### Work to do
Leave out the pictures and set down exactly the lines from the start of the listing through the one with "14, 15, 16]", both included.

━━━━━━

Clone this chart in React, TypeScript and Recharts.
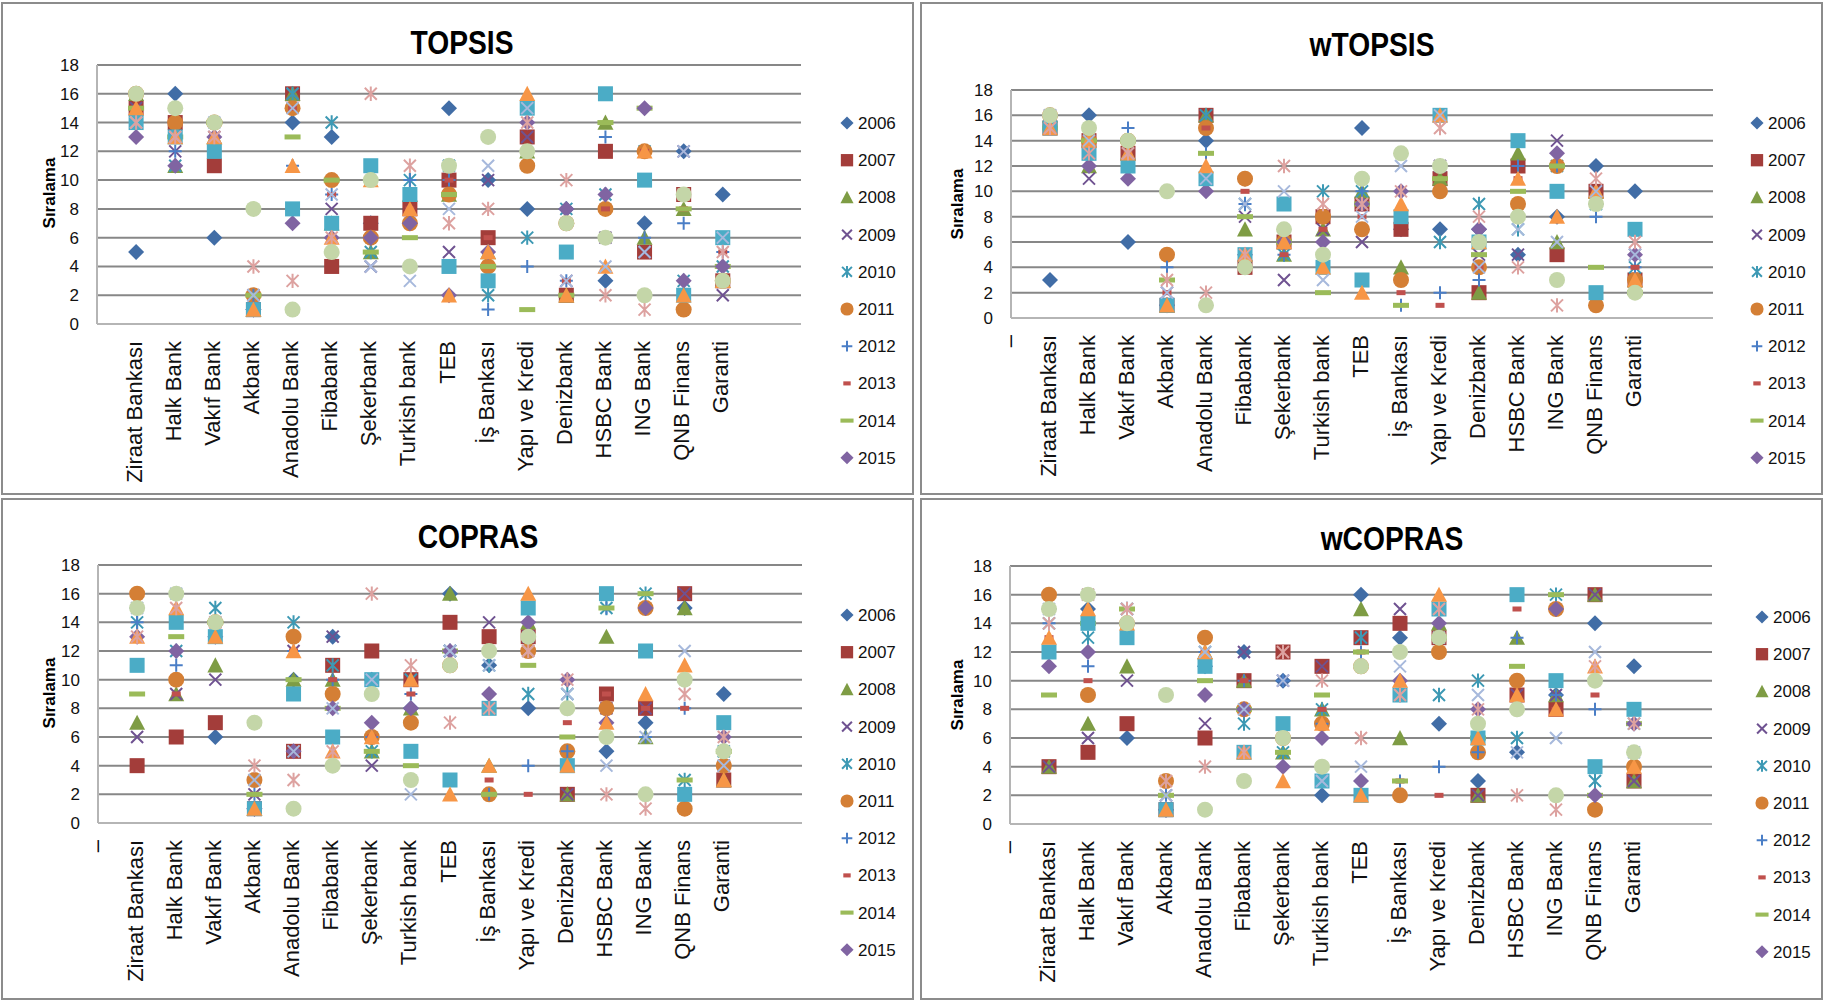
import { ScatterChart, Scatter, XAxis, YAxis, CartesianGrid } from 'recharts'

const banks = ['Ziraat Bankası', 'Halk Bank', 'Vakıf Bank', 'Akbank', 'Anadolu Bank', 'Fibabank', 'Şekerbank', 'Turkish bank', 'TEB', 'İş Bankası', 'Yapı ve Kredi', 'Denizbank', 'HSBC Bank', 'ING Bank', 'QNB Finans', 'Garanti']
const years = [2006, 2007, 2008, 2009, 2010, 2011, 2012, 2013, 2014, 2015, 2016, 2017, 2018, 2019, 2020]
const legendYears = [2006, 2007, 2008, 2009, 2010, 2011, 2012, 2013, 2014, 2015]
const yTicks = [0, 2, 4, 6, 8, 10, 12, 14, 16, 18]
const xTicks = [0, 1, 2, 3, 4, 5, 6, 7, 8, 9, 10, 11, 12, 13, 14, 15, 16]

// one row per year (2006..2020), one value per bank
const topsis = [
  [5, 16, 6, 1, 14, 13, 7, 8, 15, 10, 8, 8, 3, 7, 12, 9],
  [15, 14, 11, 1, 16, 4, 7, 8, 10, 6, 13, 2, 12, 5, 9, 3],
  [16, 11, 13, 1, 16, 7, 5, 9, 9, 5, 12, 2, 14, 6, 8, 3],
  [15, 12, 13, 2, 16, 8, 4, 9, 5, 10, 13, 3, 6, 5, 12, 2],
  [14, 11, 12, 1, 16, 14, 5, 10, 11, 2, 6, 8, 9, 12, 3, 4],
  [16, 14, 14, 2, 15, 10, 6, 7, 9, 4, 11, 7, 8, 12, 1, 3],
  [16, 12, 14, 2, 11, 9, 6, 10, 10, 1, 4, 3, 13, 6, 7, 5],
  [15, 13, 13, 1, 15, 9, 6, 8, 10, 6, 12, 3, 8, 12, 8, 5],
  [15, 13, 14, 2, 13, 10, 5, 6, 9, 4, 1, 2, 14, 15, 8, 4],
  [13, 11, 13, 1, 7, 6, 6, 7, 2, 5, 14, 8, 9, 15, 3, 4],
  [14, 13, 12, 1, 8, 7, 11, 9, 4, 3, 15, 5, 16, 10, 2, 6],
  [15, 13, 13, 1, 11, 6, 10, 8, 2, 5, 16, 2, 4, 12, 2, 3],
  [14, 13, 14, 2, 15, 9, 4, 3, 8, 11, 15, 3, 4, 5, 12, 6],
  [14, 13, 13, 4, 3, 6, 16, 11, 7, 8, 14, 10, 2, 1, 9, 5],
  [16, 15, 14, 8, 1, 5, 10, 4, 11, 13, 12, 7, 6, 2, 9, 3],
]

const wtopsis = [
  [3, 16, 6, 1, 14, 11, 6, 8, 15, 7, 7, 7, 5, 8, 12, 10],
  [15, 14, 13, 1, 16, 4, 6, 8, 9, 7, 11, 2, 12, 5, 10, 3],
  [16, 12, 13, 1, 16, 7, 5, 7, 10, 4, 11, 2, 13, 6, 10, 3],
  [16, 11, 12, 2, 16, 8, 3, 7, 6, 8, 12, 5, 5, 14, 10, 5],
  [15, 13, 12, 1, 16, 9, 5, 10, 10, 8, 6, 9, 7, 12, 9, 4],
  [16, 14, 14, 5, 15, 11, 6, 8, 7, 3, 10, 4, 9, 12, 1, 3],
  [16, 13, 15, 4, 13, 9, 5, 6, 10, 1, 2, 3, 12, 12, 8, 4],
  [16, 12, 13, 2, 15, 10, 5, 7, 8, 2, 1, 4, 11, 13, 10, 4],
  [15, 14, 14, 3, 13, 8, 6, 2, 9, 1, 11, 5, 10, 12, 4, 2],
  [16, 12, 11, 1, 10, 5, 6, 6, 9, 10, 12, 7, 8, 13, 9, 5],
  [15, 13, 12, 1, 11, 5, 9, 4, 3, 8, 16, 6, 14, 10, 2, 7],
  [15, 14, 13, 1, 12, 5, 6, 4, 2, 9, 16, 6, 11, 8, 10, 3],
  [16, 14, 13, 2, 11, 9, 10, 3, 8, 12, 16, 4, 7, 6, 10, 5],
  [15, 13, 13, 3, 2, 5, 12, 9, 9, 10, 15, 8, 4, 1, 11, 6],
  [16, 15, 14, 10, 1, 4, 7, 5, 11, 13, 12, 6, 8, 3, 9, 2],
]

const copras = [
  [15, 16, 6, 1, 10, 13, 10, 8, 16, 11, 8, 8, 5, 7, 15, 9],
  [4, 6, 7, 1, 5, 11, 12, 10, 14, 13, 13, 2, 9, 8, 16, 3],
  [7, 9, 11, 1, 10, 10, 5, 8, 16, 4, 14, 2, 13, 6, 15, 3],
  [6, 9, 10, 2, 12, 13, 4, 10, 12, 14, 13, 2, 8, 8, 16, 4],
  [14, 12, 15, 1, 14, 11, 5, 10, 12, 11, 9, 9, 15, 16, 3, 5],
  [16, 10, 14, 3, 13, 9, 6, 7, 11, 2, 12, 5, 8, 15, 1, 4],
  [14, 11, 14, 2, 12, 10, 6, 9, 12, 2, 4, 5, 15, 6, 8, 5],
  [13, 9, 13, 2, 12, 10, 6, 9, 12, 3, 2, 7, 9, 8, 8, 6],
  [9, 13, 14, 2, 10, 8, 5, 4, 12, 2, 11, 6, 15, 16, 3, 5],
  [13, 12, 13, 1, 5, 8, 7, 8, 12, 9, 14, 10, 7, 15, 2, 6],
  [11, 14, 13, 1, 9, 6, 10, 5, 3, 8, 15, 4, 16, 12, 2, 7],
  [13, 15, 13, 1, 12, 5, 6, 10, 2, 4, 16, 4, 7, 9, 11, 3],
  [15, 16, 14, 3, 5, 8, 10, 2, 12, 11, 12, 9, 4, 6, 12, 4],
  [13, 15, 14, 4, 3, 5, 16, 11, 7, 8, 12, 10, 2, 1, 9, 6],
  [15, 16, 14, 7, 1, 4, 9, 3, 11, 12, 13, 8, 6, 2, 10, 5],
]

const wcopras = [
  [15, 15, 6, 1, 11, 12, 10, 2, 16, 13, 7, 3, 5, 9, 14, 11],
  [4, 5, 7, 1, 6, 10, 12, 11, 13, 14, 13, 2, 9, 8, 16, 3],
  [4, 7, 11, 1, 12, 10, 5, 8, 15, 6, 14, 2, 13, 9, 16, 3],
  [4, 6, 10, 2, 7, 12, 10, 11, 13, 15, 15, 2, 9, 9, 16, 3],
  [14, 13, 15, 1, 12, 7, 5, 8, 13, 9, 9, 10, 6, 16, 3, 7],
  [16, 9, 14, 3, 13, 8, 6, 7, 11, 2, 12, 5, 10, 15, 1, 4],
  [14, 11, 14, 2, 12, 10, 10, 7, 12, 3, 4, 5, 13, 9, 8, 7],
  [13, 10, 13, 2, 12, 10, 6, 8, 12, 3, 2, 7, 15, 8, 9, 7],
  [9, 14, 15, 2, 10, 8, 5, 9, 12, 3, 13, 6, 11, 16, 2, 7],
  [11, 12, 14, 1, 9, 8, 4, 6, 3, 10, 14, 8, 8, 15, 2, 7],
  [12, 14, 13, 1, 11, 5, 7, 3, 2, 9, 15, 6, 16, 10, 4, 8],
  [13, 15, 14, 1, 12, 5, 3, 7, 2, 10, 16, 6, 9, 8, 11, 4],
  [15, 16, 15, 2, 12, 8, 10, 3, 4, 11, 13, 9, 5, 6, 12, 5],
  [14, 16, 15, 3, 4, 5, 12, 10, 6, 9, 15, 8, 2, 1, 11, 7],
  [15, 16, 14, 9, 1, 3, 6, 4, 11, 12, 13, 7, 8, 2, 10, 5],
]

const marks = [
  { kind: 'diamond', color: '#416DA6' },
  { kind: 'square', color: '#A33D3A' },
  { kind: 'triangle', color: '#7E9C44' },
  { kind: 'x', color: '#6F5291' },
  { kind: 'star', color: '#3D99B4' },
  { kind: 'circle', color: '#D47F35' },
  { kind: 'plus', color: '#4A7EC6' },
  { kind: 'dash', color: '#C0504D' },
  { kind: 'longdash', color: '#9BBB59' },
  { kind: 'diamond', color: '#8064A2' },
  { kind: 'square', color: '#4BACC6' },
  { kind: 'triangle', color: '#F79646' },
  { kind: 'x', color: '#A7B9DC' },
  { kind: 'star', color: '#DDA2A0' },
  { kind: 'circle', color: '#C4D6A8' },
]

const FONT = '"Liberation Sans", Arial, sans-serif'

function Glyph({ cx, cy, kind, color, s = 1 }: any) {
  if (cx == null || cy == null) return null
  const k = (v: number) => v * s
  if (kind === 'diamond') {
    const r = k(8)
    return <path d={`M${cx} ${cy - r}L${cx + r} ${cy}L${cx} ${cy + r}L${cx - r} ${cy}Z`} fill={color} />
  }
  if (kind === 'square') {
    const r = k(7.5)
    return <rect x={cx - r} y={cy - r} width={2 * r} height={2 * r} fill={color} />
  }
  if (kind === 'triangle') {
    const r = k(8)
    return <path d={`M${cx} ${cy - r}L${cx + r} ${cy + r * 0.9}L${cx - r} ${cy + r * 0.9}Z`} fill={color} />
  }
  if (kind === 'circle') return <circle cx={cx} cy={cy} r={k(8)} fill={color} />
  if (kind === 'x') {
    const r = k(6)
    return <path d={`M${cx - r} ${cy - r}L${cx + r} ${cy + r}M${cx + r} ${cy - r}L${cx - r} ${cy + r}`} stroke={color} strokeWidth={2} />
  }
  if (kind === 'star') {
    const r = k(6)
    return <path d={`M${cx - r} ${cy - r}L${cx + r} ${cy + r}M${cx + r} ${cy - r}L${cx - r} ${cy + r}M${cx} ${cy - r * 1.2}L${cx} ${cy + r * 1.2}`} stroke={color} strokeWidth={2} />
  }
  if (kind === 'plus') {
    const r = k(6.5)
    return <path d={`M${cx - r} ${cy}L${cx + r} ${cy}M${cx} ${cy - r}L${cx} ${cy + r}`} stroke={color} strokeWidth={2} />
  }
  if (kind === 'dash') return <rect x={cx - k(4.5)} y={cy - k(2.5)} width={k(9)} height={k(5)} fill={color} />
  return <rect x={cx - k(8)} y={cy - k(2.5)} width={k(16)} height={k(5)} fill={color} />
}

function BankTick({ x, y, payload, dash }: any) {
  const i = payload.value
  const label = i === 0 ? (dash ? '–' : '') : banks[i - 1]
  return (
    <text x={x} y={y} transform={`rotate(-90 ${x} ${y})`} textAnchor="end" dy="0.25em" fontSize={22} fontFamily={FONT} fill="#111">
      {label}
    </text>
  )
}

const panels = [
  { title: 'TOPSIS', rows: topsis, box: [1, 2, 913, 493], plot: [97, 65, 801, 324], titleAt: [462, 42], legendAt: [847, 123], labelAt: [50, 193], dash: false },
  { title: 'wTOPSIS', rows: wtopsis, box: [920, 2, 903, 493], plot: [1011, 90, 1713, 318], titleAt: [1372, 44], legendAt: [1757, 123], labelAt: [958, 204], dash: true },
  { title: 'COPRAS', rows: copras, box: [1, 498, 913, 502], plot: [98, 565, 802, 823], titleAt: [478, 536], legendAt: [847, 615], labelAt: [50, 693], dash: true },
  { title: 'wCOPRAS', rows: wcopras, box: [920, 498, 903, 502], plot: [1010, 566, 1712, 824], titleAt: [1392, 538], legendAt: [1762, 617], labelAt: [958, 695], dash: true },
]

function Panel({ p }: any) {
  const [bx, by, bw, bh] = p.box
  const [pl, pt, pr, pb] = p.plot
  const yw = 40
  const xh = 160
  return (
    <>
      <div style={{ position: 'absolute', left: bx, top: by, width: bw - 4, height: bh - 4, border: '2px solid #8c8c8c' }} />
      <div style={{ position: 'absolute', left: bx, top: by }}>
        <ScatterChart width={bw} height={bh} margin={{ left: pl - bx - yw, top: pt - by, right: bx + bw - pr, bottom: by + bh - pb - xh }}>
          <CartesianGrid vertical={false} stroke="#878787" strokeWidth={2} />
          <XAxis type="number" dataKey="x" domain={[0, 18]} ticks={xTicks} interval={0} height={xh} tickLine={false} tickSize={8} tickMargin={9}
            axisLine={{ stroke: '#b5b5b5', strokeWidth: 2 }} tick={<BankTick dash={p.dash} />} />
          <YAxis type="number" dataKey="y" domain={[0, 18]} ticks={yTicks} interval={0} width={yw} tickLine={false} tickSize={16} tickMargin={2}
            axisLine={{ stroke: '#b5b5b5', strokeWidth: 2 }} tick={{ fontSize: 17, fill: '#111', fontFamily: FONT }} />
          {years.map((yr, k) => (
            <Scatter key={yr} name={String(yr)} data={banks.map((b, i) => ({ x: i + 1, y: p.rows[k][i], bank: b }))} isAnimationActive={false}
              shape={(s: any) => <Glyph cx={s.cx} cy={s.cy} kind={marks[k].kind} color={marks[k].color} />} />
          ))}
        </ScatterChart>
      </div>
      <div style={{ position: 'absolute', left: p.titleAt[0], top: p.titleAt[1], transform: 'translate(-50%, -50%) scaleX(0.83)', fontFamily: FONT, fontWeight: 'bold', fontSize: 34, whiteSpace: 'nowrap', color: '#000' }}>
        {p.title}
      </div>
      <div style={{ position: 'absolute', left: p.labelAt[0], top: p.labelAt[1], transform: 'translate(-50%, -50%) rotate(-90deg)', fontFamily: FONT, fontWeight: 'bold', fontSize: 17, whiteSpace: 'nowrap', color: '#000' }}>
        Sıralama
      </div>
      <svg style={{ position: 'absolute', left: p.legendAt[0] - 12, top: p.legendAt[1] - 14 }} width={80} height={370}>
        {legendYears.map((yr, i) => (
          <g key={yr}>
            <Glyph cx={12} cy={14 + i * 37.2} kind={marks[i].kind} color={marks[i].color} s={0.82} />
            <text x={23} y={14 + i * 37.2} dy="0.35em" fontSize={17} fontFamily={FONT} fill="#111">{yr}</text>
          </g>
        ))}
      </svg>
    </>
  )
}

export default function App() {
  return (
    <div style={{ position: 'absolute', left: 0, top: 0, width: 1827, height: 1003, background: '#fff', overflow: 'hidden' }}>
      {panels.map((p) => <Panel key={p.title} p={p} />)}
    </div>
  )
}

━━━━━━

### Solved problem
Clone this chart in React, TypeScript and Recharts.
import { ScatterChart, Scatter, XAxis, YAxis, CartesianGrid } from 'recharts'

const banks = ['Ziraat Bankası', 'Halk Bank', 'Vakıf Bank', 'Akbank', 'Anadolu Bank', 'Fibabank', 'Şekerbank', 'Turkish bank', 'TEB', 'İş Bankası', 'Yapı ve Kredi', 'Denizbank', 'HSBC Bank', 'ING Bank', 'QNB Finans', 'Garanti']
const years = [2006, 2007, 2008, 2009, 2010, 2011, 2012, 2013, 2014, 2015, 2016, 2017, 2018, 2019, 2020]
const legendYears = [2006, 2007, 2008, 2009, 2010, 2011, 2012, 2013, 2014, 2015]
const yTicks = [0, 2, 4, 6, 8, 10, 12, 14, 16, 18]
const xTicks = [0, 1, 2, 3, 4, 5, 6, 7, 8, 9, 10, 11, 12, 13, 14, 15, 16]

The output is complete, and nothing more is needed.